Basically what E10s does is it splits the workload of Firefox into multiple processes which in turn can be handled by your hardware’s multiple cores. Preferably these processes are handled simultaneously (depends on the number of cores), thus producing overall faster performance.
But E10s advantages doesn’t merely ends up with performance gains, it also has significant implications in terms of security and stability, as explained in – How to Fix Firefox Video Playback issues – for example.
To utilize Firefox’s new E10s technology in the best possible way, it’s important that you’ll understand the basic principle behind it.
As mentioned earlier, E10s splits Firefox’s workload into multiple processes, initially (starting with Firefox V. 48) the split was applied only to the user interface (UI) and content, meaning one process was running the UI (that frame holding all of Firefox buttons – back, home, address bar, etc) and another process running the content (the part inside that frame showing the website you’re on).
However, starting with the current version (54) Firefox now defaults to using up to 4 separate processes for content, meaning one for the UI and the rest for the content in a way that each tab you open will now be run by a different process, and if you have more than four tabs opened then these additional tabs will be assigned to existing processes (see image below).
In this way Firefox team asserts that the browser can be both speed-wise and memory-wise, as each process you run takes more of you computers memory (RAM) leaving less room for other applications to run.
Firefox team also claims that 4 is the “just right” spot balancing between the need for speed and staying light on resources unlike Chrome for instance which starts a different process for each tab you open, thus more likely ending up being a resource hog.
Yet here’s the thing, the “just right” spot isn’t quite the same for everyone, and in fact, it’s also likely that your Firefox doesn’t really utilizes E10s capabilities in the most optimized way.
So how do you take advantage of E10s then?
Utilize E10s For Best Performance
1. First, make sure you know how many cores your computer has, open up your Task Manager program and switch to the Performance tab where you could see the number of cores.
Tip: use the Task Manager Processes tab to see how many processes of Firefox are currently running.

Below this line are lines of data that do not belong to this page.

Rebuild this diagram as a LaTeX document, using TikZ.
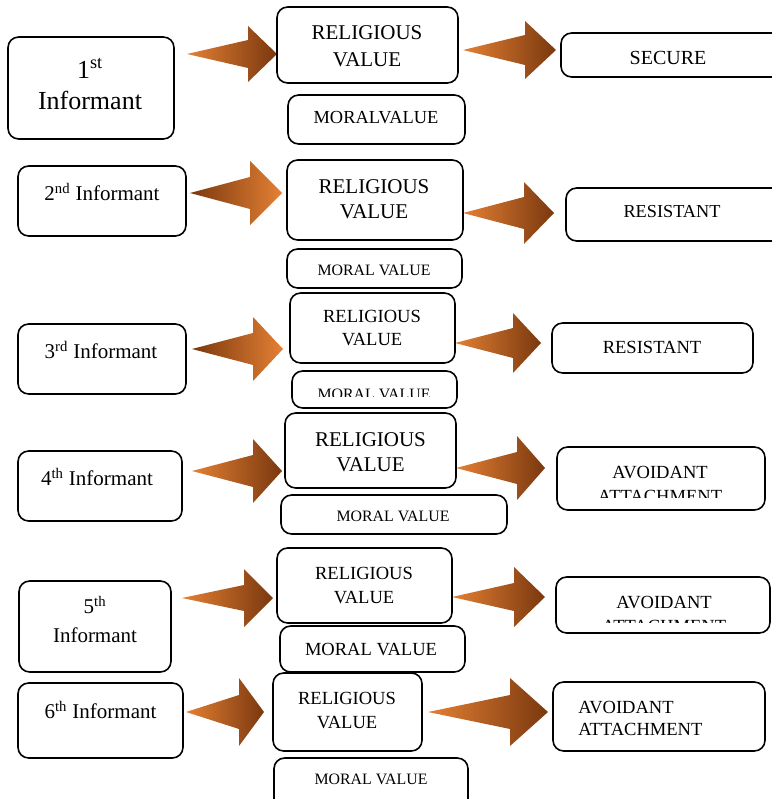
\documentclass[tikz,border=0pt]{standalone}
\usepackage{fontspec}
\setmainfont{Liberation Serif}
\definecolor{aorange}{RGB}{228,128,52}
\definecolor{abrown}{RGB}{122,56,14}
\tikzset{
  box/.style={draw=black, line width=1.2pt, rounded corners=8pt, inner sep=0pt, fill=white},
  txt/.style={inner sep=0pt, align=center, text=black},
}
\newcommand\rbox[5]{\node[box, minimum width={(#4-#2)*0.75pt}, minimum height={(#5-#3)*0.75pt}] (#1) at ({(#2+#4)/2},{(#3+#5)/2}) {};}
\newcommand\barrow[8]{\shade[left color=#7, right color=#8] (#1,#2) -- (#3,{#2-#5}) -- (#3,{#2-#6}) -- (#4,#2) -- (#3,{#2+#6}) -- (#3,{#2+#5}) -- cycle;}
\newcommand\fs[2]{\fontsize{#1pt}{#2pt}\selectfont}
\begin{document}
\begin{tikzpicture}[x=0.75pt, y=-0.75pt]
\useasboundingbox (0,0) rectangle (771,799);
% arrows
\barrow{187}{54}{248}{277}{14}{28}{aorange}{abrown}
\barrow{463}{50}{525}{556}{15}{29}{aorange}{abrown}
\barrow{190}{193}{250}{282}{16}{32}{abrown}{aorange}
\barrow{463}{213}{524}{554}{16}{31}{aorange}{abrown}
\barrow{192}{349}{253}{283}{16}{32}{abrown}{aorange}
\barrow{455}{343}{513}{541}{15}{30}{aorange}{abrown}
\barrow{192}{471}{253}{282}{16}{32}{aorange}{abrown}
\barrow{456}{468}{517}{545}{16}{32}{aorange}{abrown}
\barrow{182}{598}{244}{273}{13}{29}{aorange}{abrown}
\barrow{452}{597}{514}{545}{14}{30}{aorange}{abrown}
\barrow{186}{712}{239}{264}{17}{34}{aorange}{abrown}
\barrow{428}{712}{510}{548}{17}{34}{aorange}{abrown}
% boxes
\rbox{b1i}{8}{37}{174}{139}
\rbox{b1r}{277}{7}{458}{83}
\rbox{b1m}{288}{95}{465}{144}
\rbox{b1s}{561}{33}{790}{77}
\rbox{b2i}{18}{166}{186}{236}
\rbox{b2r}{287}{160}{463}{240}
\rbox{b2m}{287}{249}{462}{288}
\rbox{b2s}{566}{188}{790}{241}
\rbox{b3i}{18}{324}{186}{394}
\rbox{b3r}{290}{293}{455}{363}
\rbox{b3m}{292}{371}{457}{408}
\rbox{b3s}{552}{323}{753}{373}
\rbox{b4i}{18}{451}{182}{521}
\rbox{b4r}{285}{413}{456}{488}
\rbox{b4m}{281}{495}{507}{534}
\rbox{b4s}{557}{447}{765}{510}
\rbox{b5i}{19}{581}{171}{672}
\rbox{b5r}{277}{548}{452}{623}
\rbox{b5m}{280}{626}{465}{672}
\rbox{b5s}{556}{577}{770}{633}
\rbox{b6i}{18}{683}{183}{758}
\rbox{b6r}{273}{673}{422}{751}
\rbox{b6m}{274}{758}{468}{815}
\rbox{b6s}{553}{682}{765}{751}
% row 1
\node[txt, font=\fs{19.5}{24}] (t1a) at (90,68) {1\textsuperscript{st}};
\node[txt, font=\fs{19.5}{24}] (t1b) at (90,100) {Informant};
\node[txt, font=\fs{15.75}{20}] (t1r) at (367,46) {RELIGIOUS\\VALUE};
\node[txt, font=\fs{13.8}{16}] (t1m) at (376,118) {MORALVALUE};
\node[txt, font=\fs{15}{18}] (t1s) at (668,58) {SECURE};
% row 2
\node[txt, font=\fs{15.75}{19}] (t2i) at (102,192) {2\textsuperscript{nd} Informant};
\node[txt, font=\fs{15.75}{18.75}] (t2r) at (374,199.5) {RELIGIOUS\\VALUE};
\node[txt, font=\fs{11.9}{14}] (t2m) at (374,270) {MORAL VALUE};
\node[txt, font=\fs{13.7}{16}] (t2s) at (672,212) {RESISTANT};
% row 3
\node[txt, font=\fs{15.75}{19}] (t3i) at (101,350) {3\textsuperscript{rd} Informant};
\node[txt, font=\fs{13.9}{17.25}] (t3r) at (372,328.5) {RELIGIOUS\\VALUE};
\begin{scope}
  \clip (292,371) rectangle (457,396);
  \node[txt, font=\fs{11.9}{14}] (t3m) at (374,394) {MORAL VALUE};
\end{scope}
\node[txt, font=\fs{13.9}{16}] (t3s) at (652,347) {RESISTANT};
% row 4
\node[txt, font=\fs{15.75}{19}] (t4i) at (97,477) {4\textsuperscript{th} Informant};
\node[txt, font=\fs{15.75}{18.75}] (t4r) at (370.5,452.5) {RELIGIOUS\\VALUE};
\node[txt, font=\fs{11.9}{14}] (t4m) at (393,516) {MORAL VALUE};
\begin{scope}
  \clip (557,447) rectangle (765,497);
  \node[txt, font=\fs{13.9}{18}] (t4s) at (660,484) {AVOIDANT\\ATTACHMENT};
\end{scope}
% row 5
\node[txt, font=\fs{15.75}{19}] (t5a) at (95,605) {5\textsuperscript{th}};
\node[txt, font=\fs{15.75}{19}] (t5b) at (95,635) {Informant};
\node[txt, font=\fs{13.9}{18}] (t5r) at (364,585) {RELIGIOUS\\VALUE};
\node[txt, font=\fs{13.9}{16}] (t5m) at (371,649) {MORAL VALUE};
\begin{scope}
  \clip (556,577) rectangle (770,622);
  \node[txt, font=\fs{13.9}{18}] (t5s) at (664,614) {AVOIDANT\\ATTACHMENT};
\end{scope}
% row 6
\node[txt, font=\fs{15.75}{19}] (t6i) at (100.5,710) {6\textsuperscript{th} Informant};
\node[txt, font=\fs{13.9}{18}] (t6r) at (347,710) {RELIGIOUS\\VALUE};
\node[txt, font=\fs{11.9}{14}] (t6m) at (371,779) {MORAL VALUE};
\node[txt, align=left, anchor=west, font=\fs{13.9}{16.5}] (t6s) at (578,718) {AVOIDANT\\ATTACHMENT};
\end{tikzpicture}
\end{document}
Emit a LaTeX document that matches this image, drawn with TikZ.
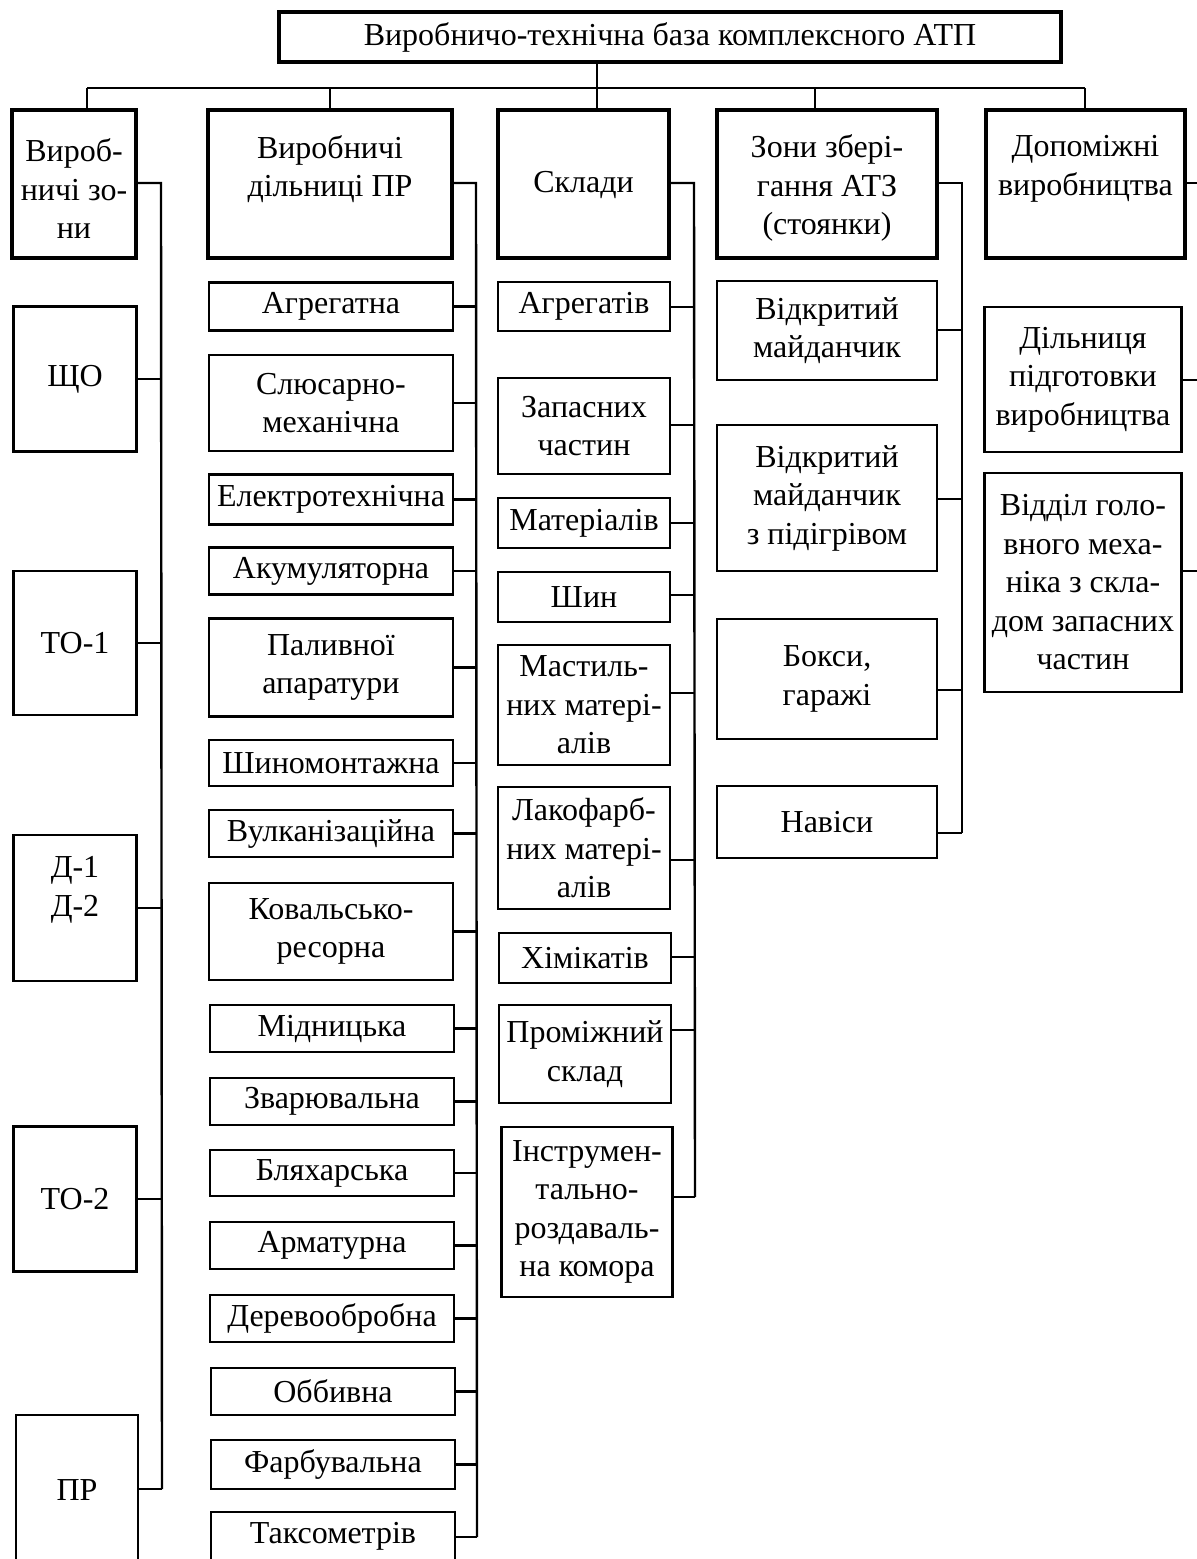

In my case (example below) you can see there’s one Firefox instance (the UI process) and 3 Web instances (the content processes).
2. Next, launch Firefox, enter about:config in the address bar [enter] click I accept the risk! button and enter the term: dom.ipc.processCount in the search bar.
3. Double click the setting to change its value, for best performance enter the number of cores your computer have minus 1 (as this setting doesn’t include the UI process and plugin container).
Anything beyond the number of cores means that these process won’t be able to execute code simultaneously with the rest of the processes and their tasks will be scheduled by the operating system.
Anything less means you won’t be realizing your hardware to its fullest potential.
Although usually not necessary, you may restart Firefox to see that it will now launch the same number of Web instances as you’ve set in the corresponding setting.